(Code that draws figures)
▽
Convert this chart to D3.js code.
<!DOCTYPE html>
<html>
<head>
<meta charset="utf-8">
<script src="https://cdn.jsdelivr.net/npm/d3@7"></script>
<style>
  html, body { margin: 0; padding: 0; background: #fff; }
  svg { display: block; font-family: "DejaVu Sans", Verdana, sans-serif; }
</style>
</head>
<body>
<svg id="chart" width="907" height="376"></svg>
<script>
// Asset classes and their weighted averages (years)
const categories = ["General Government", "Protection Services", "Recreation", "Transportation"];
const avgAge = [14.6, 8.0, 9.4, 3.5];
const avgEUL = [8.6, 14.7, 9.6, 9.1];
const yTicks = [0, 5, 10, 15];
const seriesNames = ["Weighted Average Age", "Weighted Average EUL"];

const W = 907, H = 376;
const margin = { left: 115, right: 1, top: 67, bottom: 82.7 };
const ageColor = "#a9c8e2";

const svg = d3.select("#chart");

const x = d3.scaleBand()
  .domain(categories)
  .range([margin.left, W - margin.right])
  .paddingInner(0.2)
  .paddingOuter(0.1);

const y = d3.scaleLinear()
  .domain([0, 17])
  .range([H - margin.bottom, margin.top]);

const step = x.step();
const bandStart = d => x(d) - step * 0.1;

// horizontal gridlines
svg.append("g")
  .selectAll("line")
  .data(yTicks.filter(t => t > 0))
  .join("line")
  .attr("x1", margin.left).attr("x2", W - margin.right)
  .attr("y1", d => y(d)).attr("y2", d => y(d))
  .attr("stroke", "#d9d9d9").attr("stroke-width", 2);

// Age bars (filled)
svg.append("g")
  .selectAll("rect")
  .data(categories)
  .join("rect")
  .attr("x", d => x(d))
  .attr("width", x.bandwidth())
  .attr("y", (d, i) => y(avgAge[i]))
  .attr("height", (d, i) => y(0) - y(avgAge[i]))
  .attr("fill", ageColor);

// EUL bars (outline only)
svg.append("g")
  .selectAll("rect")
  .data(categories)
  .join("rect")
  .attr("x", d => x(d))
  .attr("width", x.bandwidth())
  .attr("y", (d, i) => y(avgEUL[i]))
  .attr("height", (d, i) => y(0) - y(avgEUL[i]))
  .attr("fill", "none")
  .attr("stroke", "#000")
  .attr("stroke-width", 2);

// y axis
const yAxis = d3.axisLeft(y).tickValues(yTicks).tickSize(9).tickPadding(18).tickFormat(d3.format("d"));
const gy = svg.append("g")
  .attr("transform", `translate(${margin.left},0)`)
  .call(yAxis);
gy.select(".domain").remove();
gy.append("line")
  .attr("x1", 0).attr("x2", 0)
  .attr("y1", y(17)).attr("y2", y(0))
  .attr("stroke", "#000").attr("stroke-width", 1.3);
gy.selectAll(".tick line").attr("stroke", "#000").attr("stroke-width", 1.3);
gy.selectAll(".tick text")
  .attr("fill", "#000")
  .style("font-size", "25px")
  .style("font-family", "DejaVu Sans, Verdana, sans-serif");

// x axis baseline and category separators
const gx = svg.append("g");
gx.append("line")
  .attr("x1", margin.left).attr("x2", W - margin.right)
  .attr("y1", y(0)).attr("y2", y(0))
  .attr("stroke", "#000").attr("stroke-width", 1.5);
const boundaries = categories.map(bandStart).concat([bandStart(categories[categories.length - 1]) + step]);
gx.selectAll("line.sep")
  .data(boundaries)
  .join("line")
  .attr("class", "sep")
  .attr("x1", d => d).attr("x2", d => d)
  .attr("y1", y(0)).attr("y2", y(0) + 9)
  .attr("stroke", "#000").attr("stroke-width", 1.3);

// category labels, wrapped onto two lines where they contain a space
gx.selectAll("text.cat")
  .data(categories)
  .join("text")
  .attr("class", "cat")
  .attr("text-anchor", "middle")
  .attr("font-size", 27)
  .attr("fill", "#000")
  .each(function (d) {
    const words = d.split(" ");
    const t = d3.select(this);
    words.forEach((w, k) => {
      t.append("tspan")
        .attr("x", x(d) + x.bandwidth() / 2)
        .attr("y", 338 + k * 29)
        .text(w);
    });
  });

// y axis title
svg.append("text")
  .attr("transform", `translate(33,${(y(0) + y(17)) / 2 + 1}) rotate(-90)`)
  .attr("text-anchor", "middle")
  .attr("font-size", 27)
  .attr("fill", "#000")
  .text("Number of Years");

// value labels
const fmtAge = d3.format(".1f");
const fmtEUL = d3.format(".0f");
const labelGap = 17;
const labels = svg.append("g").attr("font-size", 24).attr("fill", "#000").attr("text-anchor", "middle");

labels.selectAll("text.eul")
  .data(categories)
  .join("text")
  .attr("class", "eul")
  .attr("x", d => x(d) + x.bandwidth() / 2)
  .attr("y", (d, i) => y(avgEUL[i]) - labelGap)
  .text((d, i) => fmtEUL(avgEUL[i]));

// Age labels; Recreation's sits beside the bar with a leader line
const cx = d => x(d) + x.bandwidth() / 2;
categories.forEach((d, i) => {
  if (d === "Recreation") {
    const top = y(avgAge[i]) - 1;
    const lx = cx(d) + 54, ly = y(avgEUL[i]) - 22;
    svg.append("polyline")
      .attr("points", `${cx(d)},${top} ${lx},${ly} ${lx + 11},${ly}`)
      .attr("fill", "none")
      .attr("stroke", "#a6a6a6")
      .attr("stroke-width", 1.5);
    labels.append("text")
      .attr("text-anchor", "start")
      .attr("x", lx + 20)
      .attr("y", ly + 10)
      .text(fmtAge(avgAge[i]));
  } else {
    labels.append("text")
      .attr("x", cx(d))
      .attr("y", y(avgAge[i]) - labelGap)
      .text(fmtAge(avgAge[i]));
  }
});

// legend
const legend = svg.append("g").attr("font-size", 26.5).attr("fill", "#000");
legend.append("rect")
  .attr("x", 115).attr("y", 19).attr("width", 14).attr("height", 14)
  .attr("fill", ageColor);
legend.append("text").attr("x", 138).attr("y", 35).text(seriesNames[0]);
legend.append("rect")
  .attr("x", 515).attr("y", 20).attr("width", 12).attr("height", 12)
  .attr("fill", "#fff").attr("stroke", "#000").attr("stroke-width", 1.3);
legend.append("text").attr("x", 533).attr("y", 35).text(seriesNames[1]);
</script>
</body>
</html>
△
▽
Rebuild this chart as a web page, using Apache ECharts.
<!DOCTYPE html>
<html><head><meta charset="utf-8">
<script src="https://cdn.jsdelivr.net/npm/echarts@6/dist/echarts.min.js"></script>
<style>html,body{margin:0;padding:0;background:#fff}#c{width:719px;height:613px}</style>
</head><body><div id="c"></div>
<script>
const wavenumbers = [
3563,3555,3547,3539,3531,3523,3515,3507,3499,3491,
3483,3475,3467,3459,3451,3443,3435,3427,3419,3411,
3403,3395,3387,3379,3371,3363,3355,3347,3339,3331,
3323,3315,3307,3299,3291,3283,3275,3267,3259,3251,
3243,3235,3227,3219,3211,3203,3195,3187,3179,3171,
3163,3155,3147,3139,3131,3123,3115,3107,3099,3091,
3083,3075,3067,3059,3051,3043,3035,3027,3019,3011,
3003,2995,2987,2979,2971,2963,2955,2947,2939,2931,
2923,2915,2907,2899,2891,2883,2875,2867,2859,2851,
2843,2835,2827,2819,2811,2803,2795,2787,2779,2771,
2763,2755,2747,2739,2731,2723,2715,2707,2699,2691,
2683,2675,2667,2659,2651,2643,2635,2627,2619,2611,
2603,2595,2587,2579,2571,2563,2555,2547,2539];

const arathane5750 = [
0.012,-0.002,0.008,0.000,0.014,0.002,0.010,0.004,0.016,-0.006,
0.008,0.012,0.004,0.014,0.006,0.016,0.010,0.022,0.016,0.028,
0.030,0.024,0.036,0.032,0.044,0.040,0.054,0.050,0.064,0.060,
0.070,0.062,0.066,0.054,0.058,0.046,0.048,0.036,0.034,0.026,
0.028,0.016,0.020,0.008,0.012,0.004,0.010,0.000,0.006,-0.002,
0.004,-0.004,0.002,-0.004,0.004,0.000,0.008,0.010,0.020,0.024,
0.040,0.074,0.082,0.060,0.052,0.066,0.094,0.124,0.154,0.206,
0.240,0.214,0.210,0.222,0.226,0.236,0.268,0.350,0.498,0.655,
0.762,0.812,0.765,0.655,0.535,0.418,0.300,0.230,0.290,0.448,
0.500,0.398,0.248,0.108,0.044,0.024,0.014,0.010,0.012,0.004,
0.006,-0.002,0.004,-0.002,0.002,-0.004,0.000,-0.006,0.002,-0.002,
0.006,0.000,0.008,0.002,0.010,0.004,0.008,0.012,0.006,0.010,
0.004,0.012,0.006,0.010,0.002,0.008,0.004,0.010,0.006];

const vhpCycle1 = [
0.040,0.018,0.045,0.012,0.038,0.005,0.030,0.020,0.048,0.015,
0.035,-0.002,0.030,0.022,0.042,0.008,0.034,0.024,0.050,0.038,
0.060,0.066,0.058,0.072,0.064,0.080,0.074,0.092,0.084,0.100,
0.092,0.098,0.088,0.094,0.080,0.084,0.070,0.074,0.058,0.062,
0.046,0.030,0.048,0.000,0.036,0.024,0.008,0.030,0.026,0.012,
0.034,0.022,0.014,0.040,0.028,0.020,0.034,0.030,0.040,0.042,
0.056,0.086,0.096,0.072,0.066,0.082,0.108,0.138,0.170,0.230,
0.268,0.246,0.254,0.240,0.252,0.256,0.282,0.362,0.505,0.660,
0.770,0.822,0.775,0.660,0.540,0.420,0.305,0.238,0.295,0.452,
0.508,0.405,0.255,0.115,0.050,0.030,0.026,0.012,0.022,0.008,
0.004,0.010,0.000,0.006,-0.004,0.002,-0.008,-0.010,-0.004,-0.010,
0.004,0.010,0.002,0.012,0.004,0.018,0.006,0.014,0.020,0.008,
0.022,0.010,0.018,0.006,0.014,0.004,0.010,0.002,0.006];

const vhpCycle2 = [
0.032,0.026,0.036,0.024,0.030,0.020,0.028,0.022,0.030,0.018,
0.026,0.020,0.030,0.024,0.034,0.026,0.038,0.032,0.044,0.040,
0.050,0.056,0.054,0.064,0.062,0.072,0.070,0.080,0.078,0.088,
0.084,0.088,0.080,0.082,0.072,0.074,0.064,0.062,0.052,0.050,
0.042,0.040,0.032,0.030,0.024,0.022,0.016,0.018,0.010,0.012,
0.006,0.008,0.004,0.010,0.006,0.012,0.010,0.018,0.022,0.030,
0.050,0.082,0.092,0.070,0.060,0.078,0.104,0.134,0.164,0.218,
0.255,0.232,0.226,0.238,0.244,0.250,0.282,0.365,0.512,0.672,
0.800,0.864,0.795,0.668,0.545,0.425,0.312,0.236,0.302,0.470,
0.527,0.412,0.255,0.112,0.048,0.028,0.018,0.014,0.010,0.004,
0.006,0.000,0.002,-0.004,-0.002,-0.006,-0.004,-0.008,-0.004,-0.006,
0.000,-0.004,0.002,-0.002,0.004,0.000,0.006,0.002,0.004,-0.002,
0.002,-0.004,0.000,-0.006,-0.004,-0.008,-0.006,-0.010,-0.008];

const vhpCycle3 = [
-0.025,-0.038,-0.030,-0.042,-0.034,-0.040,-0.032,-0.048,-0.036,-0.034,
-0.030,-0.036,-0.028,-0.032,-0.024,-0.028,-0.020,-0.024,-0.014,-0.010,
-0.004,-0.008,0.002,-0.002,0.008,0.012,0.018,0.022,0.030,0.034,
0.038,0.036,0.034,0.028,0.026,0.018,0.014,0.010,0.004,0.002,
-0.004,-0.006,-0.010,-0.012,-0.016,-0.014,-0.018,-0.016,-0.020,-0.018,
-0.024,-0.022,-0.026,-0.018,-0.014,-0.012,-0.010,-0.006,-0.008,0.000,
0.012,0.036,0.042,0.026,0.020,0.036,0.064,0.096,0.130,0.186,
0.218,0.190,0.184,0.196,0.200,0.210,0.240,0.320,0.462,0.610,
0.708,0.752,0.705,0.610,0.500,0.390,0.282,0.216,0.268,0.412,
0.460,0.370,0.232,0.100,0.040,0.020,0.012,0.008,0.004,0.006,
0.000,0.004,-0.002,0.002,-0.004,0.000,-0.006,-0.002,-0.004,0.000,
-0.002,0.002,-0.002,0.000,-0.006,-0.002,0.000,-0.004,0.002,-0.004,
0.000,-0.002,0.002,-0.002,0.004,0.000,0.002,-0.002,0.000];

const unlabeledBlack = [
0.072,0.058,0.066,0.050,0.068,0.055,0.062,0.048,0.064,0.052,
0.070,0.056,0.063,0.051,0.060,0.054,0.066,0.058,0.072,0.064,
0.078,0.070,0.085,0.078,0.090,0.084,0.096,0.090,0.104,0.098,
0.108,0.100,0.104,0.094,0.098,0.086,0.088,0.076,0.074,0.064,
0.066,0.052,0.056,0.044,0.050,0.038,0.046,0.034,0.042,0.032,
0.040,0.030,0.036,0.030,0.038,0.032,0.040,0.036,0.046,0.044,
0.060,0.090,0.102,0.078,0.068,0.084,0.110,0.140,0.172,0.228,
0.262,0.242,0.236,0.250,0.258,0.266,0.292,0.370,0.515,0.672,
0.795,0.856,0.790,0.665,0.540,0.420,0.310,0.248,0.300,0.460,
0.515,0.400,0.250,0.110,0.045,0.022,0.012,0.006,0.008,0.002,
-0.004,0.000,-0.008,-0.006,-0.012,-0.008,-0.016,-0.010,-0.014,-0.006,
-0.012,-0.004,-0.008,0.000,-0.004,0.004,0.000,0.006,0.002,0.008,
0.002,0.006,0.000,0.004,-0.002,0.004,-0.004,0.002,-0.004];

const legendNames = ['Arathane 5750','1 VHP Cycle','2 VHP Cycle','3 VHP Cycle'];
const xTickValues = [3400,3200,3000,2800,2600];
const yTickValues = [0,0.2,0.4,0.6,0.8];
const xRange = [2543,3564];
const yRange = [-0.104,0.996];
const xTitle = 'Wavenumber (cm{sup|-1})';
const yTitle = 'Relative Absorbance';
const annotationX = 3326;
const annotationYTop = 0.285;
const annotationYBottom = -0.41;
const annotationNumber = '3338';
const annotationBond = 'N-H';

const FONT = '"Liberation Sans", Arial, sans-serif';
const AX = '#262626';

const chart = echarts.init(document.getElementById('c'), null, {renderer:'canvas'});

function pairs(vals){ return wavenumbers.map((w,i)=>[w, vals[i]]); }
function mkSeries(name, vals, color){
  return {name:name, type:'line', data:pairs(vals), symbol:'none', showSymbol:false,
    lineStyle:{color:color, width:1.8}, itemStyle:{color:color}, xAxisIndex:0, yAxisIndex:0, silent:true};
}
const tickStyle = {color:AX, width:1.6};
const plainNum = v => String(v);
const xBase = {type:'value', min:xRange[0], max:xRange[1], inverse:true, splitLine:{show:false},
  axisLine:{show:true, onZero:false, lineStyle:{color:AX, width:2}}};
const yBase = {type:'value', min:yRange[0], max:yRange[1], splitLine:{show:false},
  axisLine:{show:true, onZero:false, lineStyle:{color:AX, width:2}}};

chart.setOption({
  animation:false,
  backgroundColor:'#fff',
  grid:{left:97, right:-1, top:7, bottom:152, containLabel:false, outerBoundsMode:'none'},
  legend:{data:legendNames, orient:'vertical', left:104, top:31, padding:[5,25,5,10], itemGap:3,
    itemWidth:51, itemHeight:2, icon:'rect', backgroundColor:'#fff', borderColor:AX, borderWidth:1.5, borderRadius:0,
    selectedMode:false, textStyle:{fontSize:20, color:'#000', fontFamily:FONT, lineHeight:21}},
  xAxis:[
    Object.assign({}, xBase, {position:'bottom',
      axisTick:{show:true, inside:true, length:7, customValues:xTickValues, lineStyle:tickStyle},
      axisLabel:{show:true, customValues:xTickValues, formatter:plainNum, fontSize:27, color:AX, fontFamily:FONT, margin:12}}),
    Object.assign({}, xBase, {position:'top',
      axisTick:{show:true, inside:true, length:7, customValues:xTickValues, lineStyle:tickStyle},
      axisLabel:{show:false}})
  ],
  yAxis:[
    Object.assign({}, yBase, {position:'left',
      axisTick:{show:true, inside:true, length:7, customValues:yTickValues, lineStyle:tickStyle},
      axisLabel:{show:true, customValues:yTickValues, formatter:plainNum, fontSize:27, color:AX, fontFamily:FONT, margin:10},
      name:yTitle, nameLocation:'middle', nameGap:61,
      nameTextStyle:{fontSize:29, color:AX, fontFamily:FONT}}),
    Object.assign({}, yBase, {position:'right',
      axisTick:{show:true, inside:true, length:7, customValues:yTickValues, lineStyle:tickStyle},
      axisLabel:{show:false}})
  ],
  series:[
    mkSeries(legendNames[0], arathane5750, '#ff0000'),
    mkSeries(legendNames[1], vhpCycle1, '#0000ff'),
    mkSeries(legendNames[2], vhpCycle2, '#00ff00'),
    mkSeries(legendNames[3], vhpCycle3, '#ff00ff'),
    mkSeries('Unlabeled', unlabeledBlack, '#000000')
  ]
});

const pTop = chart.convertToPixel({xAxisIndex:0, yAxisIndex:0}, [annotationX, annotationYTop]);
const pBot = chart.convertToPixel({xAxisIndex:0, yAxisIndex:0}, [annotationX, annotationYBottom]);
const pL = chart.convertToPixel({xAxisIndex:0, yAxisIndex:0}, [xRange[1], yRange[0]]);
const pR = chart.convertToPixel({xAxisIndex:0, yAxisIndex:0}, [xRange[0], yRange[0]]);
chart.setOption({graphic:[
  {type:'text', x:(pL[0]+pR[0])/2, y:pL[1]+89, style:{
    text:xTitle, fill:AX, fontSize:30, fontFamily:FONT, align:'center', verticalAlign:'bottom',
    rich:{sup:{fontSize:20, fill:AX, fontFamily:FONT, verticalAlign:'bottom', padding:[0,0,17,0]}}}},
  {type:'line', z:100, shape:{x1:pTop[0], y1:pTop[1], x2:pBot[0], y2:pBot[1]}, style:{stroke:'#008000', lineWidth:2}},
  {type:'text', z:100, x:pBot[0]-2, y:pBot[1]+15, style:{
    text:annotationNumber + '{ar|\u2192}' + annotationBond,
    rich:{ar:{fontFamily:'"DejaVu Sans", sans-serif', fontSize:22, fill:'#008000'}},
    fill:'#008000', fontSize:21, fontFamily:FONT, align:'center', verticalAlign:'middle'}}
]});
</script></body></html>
△
Written task: Output, from the data above, the lines from the line with "Rebuild this chart" to the line with "2603,2595,2587,2579,2571,2563,2555,2547,2539];" exactly as they stand, both ends included and nothing else.

Output below:
Rebuild this chart as a web page, using Apache ECharts.
<!DOCTYPE html>
<html><head><meta charset="utf-8">
<script src="https://cdn.jsdelivr.net/npm/echarts@6/dist/echarts.min.js"></script>
<style>html,body{margin:0;padding:0;background:#fff}#c{width:719px;height:613px}</style>
</head><body><div id="c"></div>
<script>
const wavenumbers = [
3563,3555,3547,3539,3531,3523,3515,3507,3499,3491,
3483,3475,3467,3459,3451,3443,3435,3427,3419,3411,
3403,3395,3387,3379,3371,3363,3355,3347,3339,3331,
3323,3315,3307,3299,3291,3283,3275,3267,3259,3251,
3243,3235,3227,3219,3211,3203,3195,3187,3179,3171,
3163,3155,3147,3139,3131,3123,3115,3107,3099,3091,
3083,3075,3067,3059,3051,3043,3035,3027,3019,3011,
3003,2995,2987,2979,2971,2963,2955,2947,2939,2931,
2923,2915,2907,2899,2891,2883,2875,2867,2859,2851,
2843,2835,2827,2819,2811,2803,2795,2787,2779,2771,
2763,2755,2747,2739,2731,2723,2715,2707,2699,2691,
2683,2675,2667,2659,2651,2643,2635,2627,2619,2611,
2603,2595,2587,2579,2571,2563,2555,2547,2539];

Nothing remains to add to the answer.